Meggitt's new 145 series pressure refueling nozzles are lighter in weight, but will still stand up to common, demanding fuelling conditions.
Photo credit: Meggitt
The 145 series helps take some of the load off a fueler's arms and shoulders. An added slot option also makes turning the nozzle simpler.
Photo credit: Meggitt
Mike LaPointe, director of marketing, Meggitt Fueling Products, says the series 145 nozzles were field-tested for more than two year.
Photo credit: Meggitt
Consider a day in the life of a commercial aircraft refueler. Working in all kinds of weather with a naturally hazardous commodity. Operating a refueling truck, pulling out as much as 50-feet of heavy 4-inch hose, then lifting as much as 60 pounds above their heads.
How many trips? One trade group gives the average as 25 trips in and out of that truck reaching a fill point typically 12 feet off the ground. Heck, wouldn’t you just be more than a little tempted to just drop the thing to the ground and happily drag it along the ramp?
So if a nozzle comes out that takes a bit of the weight off a fueler’s arms and shoulders, but that’s still rough-and-tough, that would be a welcomed addition to a ground support crew’s arsenal.
We saw one such new nozzle series, the F145 pressure refueling nozzles, introduced by Meggitt Control Systems at its booth at the inter airport Europe in Munich last October.
We talked with Mike LaPointe, director of marketing and Damon Thompson, manager of marketing and product support for Meggitt Fuelling Products who gave us a run-down of the nozzle’s features and benefits. Here are a few highlights of our conversation:
LIGHTER, BUT TOUGH
“The F145 is smaller and lighter,” LaPointe said. The net weight of the basic nozzle weighs in at just over 6 pounds. “Health and safety department at some fuelling companies believe this is a benefit for the workers.”
However, the operating lever is fully protected by a sacrificial wear block that withstands the common dropping and dragging of this equipment. (The red components you see in the product photo are those sacrificial parts that are easily replaced by removing a single bolt.)
“We have had some of these nozzles in field trials for more than two years fuelling thousands of different aircraft types and hundreds of thousands of gallons of jet fuel being pumped through them and they have never been repaired or replaced during that time,” LaPointe added. “The ones that have come back for evaluation only needed some of the sacrificial material replaced before we send them out again to other customers to field trial for us.”

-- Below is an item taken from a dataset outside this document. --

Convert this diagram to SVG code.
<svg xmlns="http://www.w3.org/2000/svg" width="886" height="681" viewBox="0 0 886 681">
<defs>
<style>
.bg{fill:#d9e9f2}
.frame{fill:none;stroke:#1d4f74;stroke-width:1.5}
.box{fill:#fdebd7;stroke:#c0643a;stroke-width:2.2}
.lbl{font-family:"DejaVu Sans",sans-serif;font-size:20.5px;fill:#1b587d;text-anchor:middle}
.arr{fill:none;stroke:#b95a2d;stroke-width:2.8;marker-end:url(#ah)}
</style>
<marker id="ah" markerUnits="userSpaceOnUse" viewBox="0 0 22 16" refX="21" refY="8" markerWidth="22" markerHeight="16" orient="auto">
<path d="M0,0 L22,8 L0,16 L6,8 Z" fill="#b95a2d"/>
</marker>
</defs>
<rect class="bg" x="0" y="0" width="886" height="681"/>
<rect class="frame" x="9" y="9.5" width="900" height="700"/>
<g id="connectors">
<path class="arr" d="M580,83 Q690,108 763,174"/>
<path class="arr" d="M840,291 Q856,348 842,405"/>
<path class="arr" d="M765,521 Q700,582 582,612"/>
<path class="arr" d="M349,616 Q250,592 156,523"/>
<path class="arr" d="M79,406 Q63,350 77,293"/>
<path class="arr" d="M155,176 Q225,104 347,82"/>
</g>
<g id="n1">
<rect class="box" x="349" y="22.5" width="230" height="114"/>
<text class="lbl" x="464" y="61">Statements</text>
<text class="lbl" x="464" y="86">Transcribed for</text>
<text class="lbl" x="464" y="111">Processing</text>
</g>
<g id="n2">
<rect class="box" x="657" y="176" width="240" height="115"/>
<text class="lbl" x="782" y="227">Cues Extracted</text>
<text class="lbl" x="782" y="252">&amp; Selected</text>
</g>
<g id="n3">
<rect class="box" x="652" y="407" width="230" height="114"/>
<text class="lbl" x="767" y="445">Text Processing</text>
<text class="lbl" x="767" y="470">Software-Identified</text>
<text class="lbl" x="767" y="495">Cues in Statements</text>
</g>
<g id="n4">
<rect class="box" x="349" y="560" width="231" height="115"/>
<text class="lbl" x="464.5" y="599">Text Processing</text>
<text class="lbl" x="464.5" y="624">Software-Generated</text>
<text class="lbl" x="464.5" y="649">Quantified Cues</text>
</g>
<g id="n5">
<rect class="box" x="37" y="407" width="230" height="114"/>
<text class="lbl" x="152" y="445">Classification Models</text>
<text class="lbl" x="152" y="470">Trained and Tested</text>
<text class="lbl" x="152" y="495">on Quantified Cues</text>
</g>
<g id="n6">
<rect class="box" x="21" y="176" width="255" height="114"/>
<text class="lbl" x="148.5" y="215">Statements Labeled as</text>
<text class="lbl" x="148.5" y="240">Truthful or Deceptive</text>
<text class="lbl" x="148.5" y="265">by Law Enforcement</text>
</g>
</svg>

The recently updated SAE AS5877 spec dictates the requirements for all the various types of nozzles used for refueling aircraft fitted with pressure fuel servicing systems.
All this is par for the course for all providers of such products, however, Meggitt went the extra mile to meet the spec – and that distance came at a high price.
“We are the only company that had the complete testing done by an outside aerospace-accredited test lab,” he explained. “The testing took more than seven months to complete and cost more than $300,000 to do.”
3- OR 6-SLOT
The 145 series comes in both choices. The U.S. market grew up with 3-slot nozzle. Meanwhile, the European and Asian market always have had and preferred the 6-slot nozzle.
“The 6-slot nozzle is easier to connect as it takes less movement of the nozzle to locate the mating three lugs on the aircraft adapter to connect it to,” Thompson said.
How easier? “We think the U.S. market will want the 6-slot once everyone realizes the ergonomics that differentiate the two types,” Thompson explained. “With the 3-slot, a fueler needs to rotate the nozzle about 120 degrees; with the 6-slot, the needed turn goes down to a much simpler 60 degrees.”
The new F145 series was purposefully designed to use all the same accessories that are currently available on the company’s F116/117 series nozzles. As a result, the 145 series can be configured to meet most any application in the field.
“Any time you can offer such interchangeability,” Thompson explained, “that cuts back on parts, inventory and that all that saves companies a lot of money.”
“We are currently starting official six-month field trials with the international oil companies in a few weeks,” LaPointe reported to us a few weeks after we met in Munich. “Once that is completed we will have the approvals from those oil companies as well as the rest of the world.”